• The last time China’s population saw a decline was in 1961, in the midst of a devastating four-year famine following Mao’s failed “Great Leap Forward” campaign. The latest decline in population, however, is no blip.
  • The shrinking of the world’s most populous country by as much as 8,50,000 in 2022 marks a watershed moment with lasting consequences for China and the world.
  • Beijing announced on January 17 that births in China last year dropped by more than 10% to 9.56 million, with 10.41 million deaths.
  • The 1.411 billion population will certainly be overtaken by India’s this year. China’s population story holds lessons for countries that have tried robust interventions in social engineering.
  • China has spent the greater part of two decades trying — and failing — to get families to boost birth rates that have been declining since the government introduced a harsh “one-child policy” in 1980.
  • The belated introduction in 2016 of a “two-child policy” to course correct was not met with the enthusiasm that planners had expected for a relaxation announced with fanfare. A government survey found that 70% would not have more children citing financial reasons.
  • China’s economy is already feeling the impact of demographic change. The 16-59 working age population (2022), was 875 million, a decline of around 75 million since 2010.
  • Wages are rising, and labour-intensive jobs are moving out, predominantly to Southeast Asia. The above-60 population, meanwhile, had increased by 30 million to 280 million.
  • The number of elderly will peak at 487 million by 2050 (35% of the population). China’s National Working Commission on Ageing estimates spending on health care for the elderly will take up 26% of the GDP by 2050.
  • Signs are China is already on track to follow Japan’s example of a prolonged period of a shrinking workforce with declining growth. As a paper from Japan’s Research Institute of Economy, Trade and Industry pointed out, the proportion of child and elderly populations in China as of 2020 was similar to Japan’s in 1990.

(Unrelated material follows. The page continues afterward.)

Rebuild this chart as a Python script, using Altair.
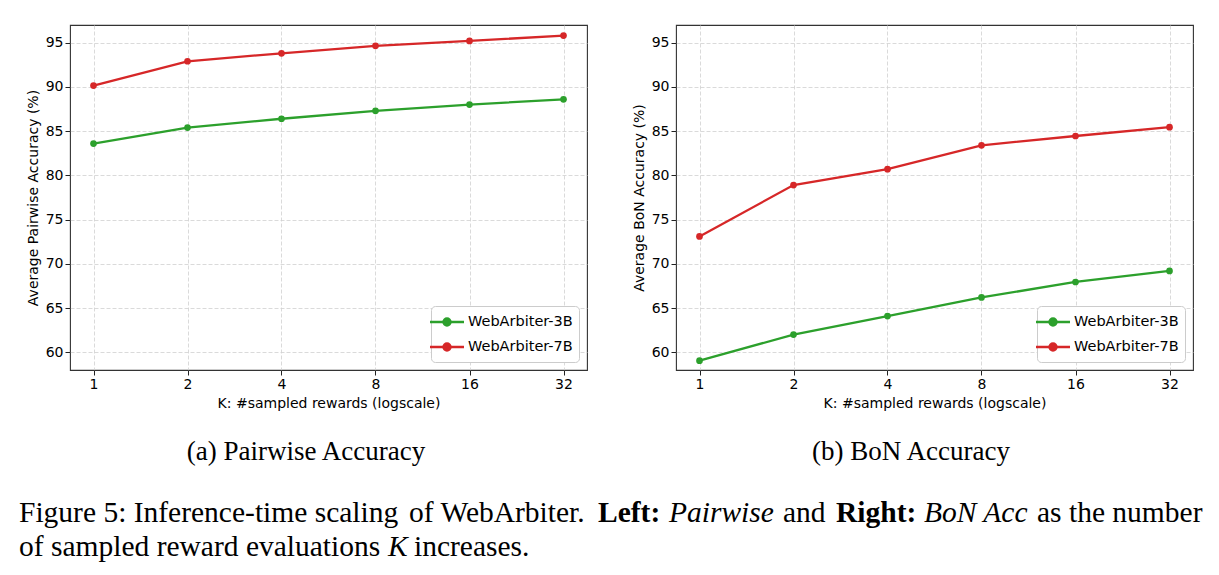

  • Moreover, China reached this inflection point faster, with its fertility rate falling from 2.74 to 1.28 in the preceding four-decade period, while Japan’s fell from 1.75 to 1.29.
  • The paper pointed out that India’s proportion of child and elderly population in 2020 was similar to China’s in 1980, just when its economic boom took off.
  • That was made possible only by making the most of its demographic dividend by investing heavily in health care and education to fashion a workforce capable of powering what would become the world’s factory.